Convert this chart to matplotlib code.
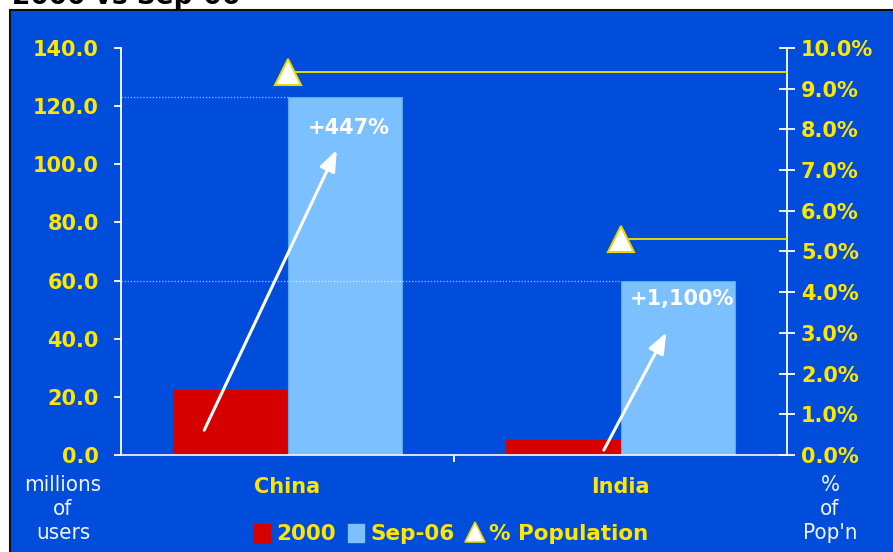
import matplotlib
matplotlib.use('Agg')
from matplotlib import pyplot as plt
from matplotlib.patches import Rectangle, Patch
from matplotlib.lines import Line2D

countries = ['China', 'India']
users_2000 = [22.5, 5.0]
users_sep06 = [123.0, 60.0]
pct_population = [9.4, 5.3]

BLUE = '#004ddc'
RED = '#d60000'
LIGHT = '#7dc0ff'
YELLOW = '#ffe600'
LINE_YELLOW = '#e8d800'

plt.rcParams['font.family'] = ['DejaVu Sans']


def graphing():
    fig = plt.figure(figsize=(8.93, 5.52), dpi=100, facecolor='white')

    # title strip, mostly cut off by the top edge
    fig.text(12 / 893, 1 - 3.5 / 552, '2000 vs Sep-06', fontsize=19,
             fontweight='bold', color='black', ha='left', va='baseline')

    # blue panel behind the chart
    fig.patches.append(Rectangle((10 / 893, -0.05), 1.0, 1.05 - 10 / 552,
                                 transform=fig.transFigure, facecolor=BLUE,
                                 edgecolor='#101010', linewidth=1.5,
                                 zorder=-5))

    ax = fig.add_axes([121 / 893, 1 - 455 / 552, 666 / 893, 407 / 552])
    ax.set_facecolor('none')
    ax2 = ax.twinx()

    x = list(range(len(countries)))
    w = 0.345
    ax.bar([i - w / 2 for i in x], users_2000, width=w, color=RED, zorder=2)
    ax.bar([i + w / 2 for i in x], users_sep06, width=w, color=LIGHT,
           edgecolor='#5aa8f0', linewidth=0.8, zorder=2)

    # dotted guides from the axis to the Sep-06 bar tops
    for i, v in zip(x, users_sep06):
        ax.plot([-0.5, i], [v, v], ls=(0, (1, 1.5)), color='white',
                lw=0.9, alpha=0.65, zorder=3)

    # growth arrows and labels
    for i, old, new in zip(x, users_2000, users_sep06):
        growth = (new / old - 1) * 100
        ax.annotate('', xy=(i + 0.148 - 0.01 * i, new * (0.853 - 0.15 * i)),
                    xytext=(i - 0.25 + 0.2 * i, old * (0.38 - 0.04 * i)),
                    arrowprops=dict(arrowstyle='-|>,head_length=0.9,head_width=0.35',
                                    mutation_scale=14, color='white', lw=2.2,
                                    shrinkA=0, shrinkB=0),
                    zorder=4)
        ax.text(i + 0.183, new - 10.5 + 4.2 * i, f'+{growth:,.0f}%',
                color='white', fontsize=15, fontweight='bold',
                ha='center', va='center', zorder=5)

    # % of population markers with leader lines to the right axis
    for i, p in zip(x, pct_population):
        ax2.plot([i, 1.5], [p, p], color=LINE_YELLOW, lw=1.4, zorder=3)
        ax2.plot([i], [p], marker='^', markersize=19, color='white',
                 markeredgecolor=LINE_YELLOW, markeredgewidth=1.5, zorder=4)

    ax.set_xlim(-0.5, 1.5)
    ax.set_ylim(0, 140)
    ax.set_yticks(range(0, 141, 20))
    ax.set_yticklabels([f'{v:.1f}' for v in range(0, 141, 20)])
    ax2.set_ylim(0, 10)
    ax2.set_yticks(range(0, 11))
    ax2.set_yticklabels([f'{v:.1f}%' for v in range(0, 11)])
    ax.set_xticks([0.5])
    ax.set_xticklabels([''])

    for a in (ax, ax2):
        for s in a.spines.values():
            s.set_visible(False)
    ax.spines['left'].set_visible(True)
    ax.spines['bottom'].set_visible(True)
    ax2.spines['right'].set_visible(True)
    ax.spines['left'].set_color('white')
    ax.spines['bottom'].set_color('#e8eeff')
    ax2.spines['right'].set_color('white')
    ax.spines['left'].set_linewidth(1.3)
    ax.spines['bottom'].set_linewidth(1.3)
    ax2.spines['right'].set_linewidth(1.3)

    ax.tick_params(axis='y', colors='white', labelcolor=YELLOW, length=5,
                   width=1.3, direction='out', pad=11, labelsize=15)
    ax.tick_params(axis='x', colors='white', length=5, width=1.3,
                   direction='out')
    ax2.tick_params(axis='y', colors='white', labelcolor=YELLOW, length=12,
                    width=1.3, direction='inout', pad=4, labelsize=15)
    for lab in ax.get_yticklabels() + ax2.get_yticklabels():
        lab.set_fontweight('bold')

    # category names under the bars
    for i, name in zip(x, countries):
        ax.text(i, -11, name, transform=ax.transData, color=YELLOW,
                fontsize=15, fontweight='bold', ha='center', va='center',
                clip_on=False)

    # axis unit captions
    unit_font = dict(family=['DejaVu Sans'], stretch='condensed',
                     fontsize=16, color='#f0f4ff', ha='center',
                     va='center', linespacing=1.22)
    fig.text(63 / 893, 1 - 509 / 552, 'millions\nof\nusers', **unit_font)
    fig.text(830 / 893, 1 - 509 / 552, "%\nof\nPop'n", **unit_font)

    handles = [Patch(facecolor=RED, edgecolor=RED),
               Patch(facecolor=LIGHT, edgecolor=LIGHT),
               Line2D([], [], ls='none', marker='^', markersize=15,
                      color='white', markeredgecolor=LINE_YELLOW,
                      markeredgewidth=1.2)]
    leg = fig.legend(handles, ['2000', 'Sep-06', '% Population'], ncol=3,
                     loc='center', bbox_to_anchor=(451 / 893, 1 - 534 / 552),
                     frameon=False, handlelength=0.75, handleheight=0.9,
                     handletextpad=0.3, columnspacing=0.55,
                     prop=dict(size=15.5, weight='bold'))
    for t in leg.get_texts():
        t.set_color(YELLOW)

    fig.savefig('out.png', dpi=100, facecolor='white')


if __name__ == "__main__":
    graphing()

* * *

__WRITTEN PROBLEM__
In the copy, include no pictures; restate the listing above exactly.

__TASK RESULT__
Convert this chart to matplotlib code.
import matplotlib
matplotlib.use('Agg')
from matplotlib import pyplot as plt
from matplotlib.patches import Rectangle, Patch
from matplotlib.lines import Line2D

countries = ['China', 'India']
users_2000 = [22.5, 5.0]
users_sep06 = [123.0, 60.0]
pct_population = [9.4, 5.3]

BLUE = '#004ddc'
RED = '#d60000'
LIGHT = '#7dc0ff'
YELLOW = '#ffe600'
LINE_YELLOW = '#e8d800'

plt.rcParams['font.family'] = ['DejaVu Sans']


def graphing():
    fig = plt.figure(figsize=(8.93, 5.52), dpi=100, facecolor='white')

    # title strip, mostly cut off by the top edge
    fig.text(12 / 893, 1 - 3.5 / 552, '2000 vs Sep-06', fontsize=19,
             fontweight='bold', color='black', ha='left', va='baseline')

    # blue panel behind the chart
    fig.patches.append(Rectangle((10 / 893, -0.05), 1.0, 1.05 - 10 / 552,
                                 transform=fig.transFigure, facecolor=BLUE,
                                 edgecolor='#101010', linewidth=1.5,
                                 zorder=-5))

    ax = fig.add_axes([121 / 893, 1 - 455 / 552, 666 / 893, 407 / 552])
    ax.set_facecolor('none')
    ax2 = ax.twinx()

    x = list(range(len(countries)))
    w = 0.345
    ax.bar([i - w / 2 for i in x], users_2000, width=w, color=RED, zorder=2)
    ax.bar([i + w / 2 for i in x], users_sep06, width=w, color=LIGHT,
           edgecolor='#5aa8f0', linewidth=0.8, zorder=2)

    # dotted guides from the axis to the Sep-06 bar tops
    for i, v in zip(x, users_sep06):
        ax.plot([-0.5, i], [v, v], ls=(0, (1, 1.5)), color='white',
                lw=0.9, alpha=0.65, zorder=3)

    # growth arrows and labels
    for i, old, new in zip(x, users_2000, users_sep06):
        growth = (new / old - 1) * 100
        ax.annotate('', xy=(i + 0.148 - 0.01 * i, new * (0.853 - 0.15 * i)),
                    xytext=(i - 0.25 + 0.2 * i, old * (0.38 - 0.04 * i)),
                    arrowprops=dict(arrowstyle='-|>,head_length=0.9,head_width=0.35',
                                    mutation_scale=14, color='white', lw=2.2,
                                    shrinkA=0, shrinkB=0),
                    zorder=4)
        ax.text(i + 0.183, new - 10.5 + 4.2 * i, f'+{growth:,.0f}%',
                color='white', fontsize=15, fontweight='bold',
                ha='center', va='center', zorder=5)

    # % of population markers with leader lines to the right axis
    for i, p in zip(x, pct_population):
        ax2.plot([i, 1.5], [p, p], color=LINE_YELLOW, lw=1.4, zorder=3)
        ax2.plot([i], [p], marker='^', markersize=19, color='white',
                 markeredgecolor=LINE_YELLOW, markeredgewidth=1.5, zorder=4)

    ax.set_xlim(-0.5, 1.5)
    ax.set_ylim(0, 140)
    ax.set_yticks(range(0, 141, 20))
    ax.set_yticklabels([f'{v:.1f}' for v in range(0, 141, 20)])
    ax2.set_ylim(0, 10)
    ax2.set_yticks(range(0, 11))
    ax2.set_yticklabels([f'{v:.1f}%' for v in range(0, 11)])
    ax.set_xticks([0.5])
    ax.set_xticklabels([''])

    for a in (ax, ax2):
        for s in a.spines.values():
            s.set_visible(False)
    ax.spines['left'].set_visible(True)
    ax.spines['bottom'].set_visible(True)
    ax2.spines['right'].set_visible(True)
    ax.spines['left'].set_color('white')
    ax.spines['bottom'].set_color('#e8eeff')
    ax2.spines['right'].set_color('white')
    ax.spines['left'].set_linewidth(1.3)
    ax.spines['bottom'].set_linewidth(1.3)
    ax2.spines['right'].set_linewidth(1.3)

    ax.tick_params(axis='y', colors='white', labelcolor=YELLOW, length=5,
                   width=1.3, direction='out', pad=11, labelsize=15)
    ax.tick_params(axis='x', colors='white', length=5, width=1.3,
                   direction='out')
    ax2.tick_params(axis='y', colors='white', labelcolor=YELLOW, length=12,
                    width=1.3, direction='inout', pad=4, labelsize=15)
    for lab in ax.get_yticklabels() + ax2.get_yticklabels():
        lab.set_fontweight('bold')

    # category names under the bars
    for i, name in zip(x, countries):
        ax.text(i, -11, name, transform=ax.transData, color=YELLOW,
                fontsize=15, fontweight='bold', ha='center', va='center',
                clip_on=False)

    # axis unit captions
    unit_font = dict(family=['DejaVu Sans'], stretch='condensed',
                     fontsize=16, color='#f0f4ff', ha='center',
                     va='center', linespacing=1.22)
    fig.text(63 / 893, 1 - 509 / 552, 'millions\nof\nusers', **unit_font)
    fig.text(830 / 893, 1 - 509 / 552, "%\nof\nPop'n", **unit_font)

    handles = [Patch(facecolor=RED, edgecolor=RED),
               Patch(facecolor=LIGHT, edgecolor=LIGHT),
               Line2D([], [], ls='none', marker='^', markersize=15,
                      color='white', markeredgecolor=LINE_YELLOW,
                      markeredgewidth=1.2)]
    leg = fig.legend(handles, ['2000', 'Sep-06', '% Population'], ncol=3,
                     loc='center', bbox_to_anchor=(451 / 893, 1 - 534 / 552),
                     frameon=False, handlelength=0.75, handleheight=0.9,
                     handletextpad=0.3, columnspacing=0.55,
                     prop=dict(size=15.5, weight='bold'))
    for t in leg.get_texts():
        t.set_color(YELLOW)

    fig.savefig('out.png', dpi=100, facecolor='white')


if __name__ == "__main__":
    graphing()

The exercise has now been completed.